By the end of the 19th century, white dominance in the South (or “home rule,” as it was euphemistically called) had been restored. Jim Crow was the law of the land, and the country would not see large-scale black electoral participation until the civil rights movement of the mid-20th century. In many ways, the drought in black political power lasted even longer than that: When Tim Scott was elected in South Carolina in 2014, it was the first time Southern voters had sent an African-American to the Senate since 1881. (Senators in the 19th century were actually elected by state legislatures, not directly by voters, but you get the point.)
In recent months, Beaufort has mounted a vocal campaign to persuade Obama to designate a monument to Reconstruction there. Why Beaufort? The town and its environs occupy a unique place in 19th century history: In the fall of 1861, early in the Civil War, Beaufort County became one of the first places in the South to fall to the Union. Although it was precariously situated between Savannah and Charleston, two of the most important Confederate port cities, the concentration of black population in coastal Beaufort made it a hotbed of pro-Union sentiment, and the ideal location for Union naval forces seeking anchorage. Confederates and plantation owners had fled the region, leaving behind their homes, their land, and most importantly, their former slaves.
Over the next few years, the region bore witness to one of the most extraordinary untold chapters of American history. Black leaders and white abolitionists saw an opportunity to demonstrate to white society (especially to skeptical Northerners) that blacks were capable of citizenship: that they could participate in the free labor economy, establish their own educational institutions and live as any other members of society. Northern abolitionists ― ministers, teachers, doctors ― traveled to Beaufort County to lend their expertise. The endeavor came to be known as the Port Royal Experiment. Like the Reconstruction as a whole, it succumbed to political reaction; after the assassination of President Abraham Lincoln in 1865, Republicans began to lose their stomach for radical programs of land redistribution, and the Port Royal Experiment was abandoned.

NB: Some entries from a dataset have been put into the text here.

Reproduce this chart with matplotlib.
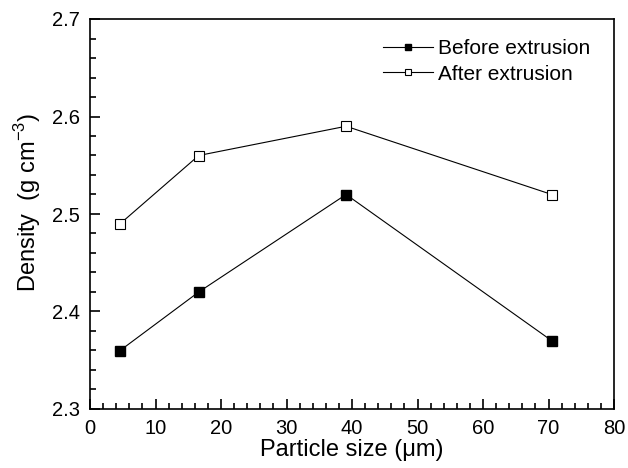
import matplotlib
matplotlib.use("Agg")
import matplotlib.pyplot as plt
from matplotlib.ticker import MultipleLocator

plt.rcParams['font.family'] = ['Liberation Sans', 'DejaVu Sans']
plt.rcParams['mathtext.fontset'] = 'custom'
plt.rcParams['mathtext.rm'] = 'Liberation Sans'

particle_size = [4.6, 16.6, 39.1, 70.5]
before = [2.36, 2.42, 2.52, 2.37]
after = [2.49, 2.56, 2.59, 2.52]

fig = plt.figure(figsize=(6.28, 4.68), dpi=100)
ax = fig.add_axes([90/628, 1 - 409/468, (614-90)/628, (409-19)/468])

ax.plot(particle_size, before, color='black', lw=0.8, marker='s', ms=6.5,
        mfc='black', mec='black', label='Before extrusion')
ax.plot(particle_size, after, color='black', lw=0.8, marker='s', ms=6.5,
        mfc='white', mec='black', mew=0.8, label='After extrusion')

ax.set_xlim(0, 80)
ax.set_ylim(2.3, 2.7)
ax.xaxis.set_major_locator(MultipleLocator(10))
ax.xaxis.set_minor_locator(MultipleLocator(2))
ax.yaxis.set_major_locator(MultipleLocator(0.1))
ax.yaxis.set_minor_locator(MultipleLocator(0.02))
ax.tick_params(which='both', direction='in', labelsize=14.5, width=1.2)
ax.tick_params(which='major', length=7, pad=7)
ax.tick_params(which='minor', length=4)
for s in ax.spines.values():
    s.set_linewidth(1.2)

ax.set_xlabel('Particle size (μm)', fontsize=17, labelpad=1)
ax.set_ylabel('Density  (g cm$^{-3}$)', fontsize=17)
ax.yaxis.set_label_coords(-0.09, 0.53)

leg = ax.legend(loc='upper right', frameon=False, fontsize=15, handlelength=2.4,
                handletextpad=0.25, borderaxespad=0, borderpad=0, labelspacing=0.3,
                bbox_to_anchor=(0.955, 0.948), markerscale=0.75)

fig.savefig('out.png', dpi=100)
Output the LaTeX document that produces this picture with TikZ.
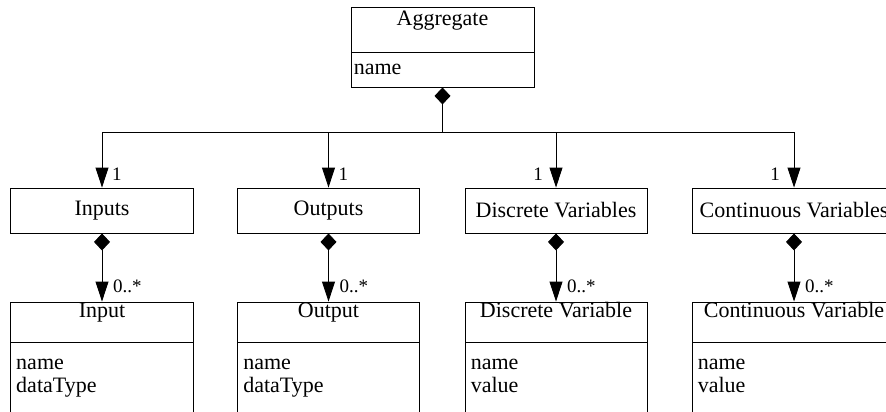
\documentclass[tikz,border=0pt]{standalone}
\usepackage{fontspec}
\setmainfont{Liberation Serif}
\usetikzlibrary{arrows.meta}
\tikzset{
  box/.style={draw, line width=0.9pt, inner sep=0pt, font=\fontsize{22}{25}\selectfont},
  txt/.style={inner sep=0pt, font=\fontsize{22}{25}\selectfont},
  mult/.style={inner sep=0pt, font=\fontsize{19}{22}\selectfont},
  link/.style={line width=0.9pt, -{Triangle[width=13pt,length=20pt]}},
  comp/.style={line width=0.9pt, {Diamond[width=16pt,length=17pt]}-{Triangle[width=13pt,length=20pt]}},
}
\begin{document}
\begin{tikzpicture}[x=1pt,y=-1pt]
\useasboundingbox (0,0) rectangle (886,412);
\clip (0,0) rectangle (886,412);
% Aggregate
\node[box, minimum width=183pt, minimum height=45pt] (agg) at (442.5,29.5) {};
\node[box, minimum width=183pt, minimum height=35pt] (agg-a) at (442.5,69.5) {};
\node[txt, anchor=base] (agg-t) at ([yshift=-19pt]agg.north) {Aggregate};
\node[txt, anchor=base west] (agg-a1) at ([xshift=3pt,yshift=-23pt]agg-a.north west) {name};
\coordinate (hub) at (442.5,132);
\draw[line width=0.9pt, {Diamond[width=16pt,length=17pt]}-] (agg-a.south) -- (hub);
% one column per part
\foreach \n/\x/\w/\hd/\cl/\atb/\an/\dx in {
  inputs/102/183/Inputs/Input/dataType/base west/10,
  outputs/328.5/182/Outputs/Output/dataType/base west/10,
  dvars/556/182/Discrete Variables/Discrete Variable/value/base east/-13,
  cvars/794/204/Continuous Variables/Continuous Variable/value/base east/-14} {
  \node[box, minimum width=\w pt, minimum height=45pt] (\n) at (\x,210.5) {\hd};
  \node[box, minimum width=\w pt, minimum height=40pt] (\n-c) at (\x,322) {};
  \node[box, minimum width=\w pt, minimum height=90pt] (\n-a) at (\x,387) {};
  \node[txt, anchor=base] (\n-t) at ([yshift=-16pt]\n-c.north) {\cl};
  \node[txt, anchor=base west] (\n-a1) at ([xshift=6pt,yshift=-28pt]\n-a.north west) {name};
  \node[txt, anchor=base west] (\n-a2) at ([xshift=6pt,yshift=-51pt]\n-a.north west) {\atb};
  \draw[link] (hub) -| (\n.north);
  \draw[comp] (\n.south) -- (\n-c.north);
  \node[mult, anchor=\an] (\n-m1) at ([xshift=\dx pt,yshift=7pt]\n.north) {1};
  \node[mult, anchor=base west] (\n-m2) at ([xshift=11pt,yshift=9pt]\n-c.north) {0..*};
}
\end{tikzpicture}
\end{document}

Beaufort was also the birthplace of arguably the most incredible political figure of the Reconstruction era. Robert Smalls was born into slavery in 1839 and won national fame in 1862 when he commandeered a confederate naval vessel, and, under cover of darkness, piloted it out of Charleston harbor and delivered it to the Union. He ended up meeting with Lincoln and influencing his decision to allow black soldiers to serve in the Union Army. Smalls became the first black man to command a U.S. naval vessel. He then had a long career in Congress, with Beaufort as his political base. Many of the historic sites that will comprise the new monument relate to Smalls and his life.
“Unfortunately, African-Americans haven’t always been in control of their stories,” says Michael Boulware Moore. Moore is the president and CEO of the International African American Museum in Charleston, South Carolina. He’s also the great-great-grandson of Smalls. “And so stories like Robert Smalls’ just haven’t gotten out. Now over the last 15-20 years, certainly more people know of him and his accomplishments. But I grew up in Boston, and I think about Paul Revere ― who performed a valiant, historical service ― but he didn’t do anything close to what Robert Smalls did. But yet every child in this country learns about Paul Revere. I think [Smalls] still is under-exposed, but that’s changing year by year.”
“I think for a lot of people, the story of Robert Smalls really hasn’t fit their narrative,” adds Moore. “In the South to this day, there are pockets where Robert Smalls is persona non grata because he embarrassed the Confederacy, and they don’t want to talk about it.”
It took a very long time for Reconstruction to shake off its accumulated historical dust and assume a prominent place in the canon of American history. It’s still not there, really, but the popular conception of that era has made strides since a century ago, when its image was the one given to us by D.W. Griffith in his silent epic “The Birth of a Nation.” In this view, Reconstruction was undertaken by vengeful Northerners as punishment for the South’s independence of spirit. The success of the Democratic Party in banishing the Radical Republicans from the South was a victory to be celebrated. But most tragically consequential was the image this school of historical thought gave of the era’s black leaders. Black politicians were childlike, unintelligent, corrupt, and preoccupied only with their own enrichment. It posited too that northern Republican carpetbaggers cared nothing for the rights of blacks, and saw them only as pawns in their political campaign to subjugate the former Confederate states. Black political power, which during Reconstruction was substantial, was fundamentally illegitimate.
“The whole idea that your former slaves were now passing laws which white people would have to obey was completely anathema to white Southerners,” says Eric Foner. Foner is generally credited as one of the most important figures in the late 20th century Reconstruction revisionism that swept away the “Birth of a Nation” school of thought, and he recently co-wrote a New York Times editorial arguing for the establishment of the Beaufort monument.
“By the way,” he adds, “it’s not all that different from how so many white people view President Obama 150 years later. There are still people who can’t accept the fact that he’s actually an American and entitled to be president.”
There’s only so much that a monument can do to affect people’s historical attitudes, but anyone who has lived or traveled in the American South knows that monuments honoring 19th century figures have a decidedly pro-Confederate slant. Perhaps the new monument in Beaufort will begin to reverse that trend. The removal of the Confederate flag from the South Carolina statehouse and the raging debate over removal of Confederate statues in New Orleans suggest that attitudes toward history may be changing. If current trends continue, we might be on the verge of a Robert Smalls/Reconstruction revival.
In a recent interview, the director of the 2016 feature film “Free State of Jones” suggested that Smalls’ story would make a good movie. For now, we can revel in watching the first black president establish a monument to his 19th century forebears in the heart of the former Confederacy.
CORRECTION: Due to an editing error, an earlier version of this article said Freedom Riders were attacked by anti-segregationists. The attackers were segregationists.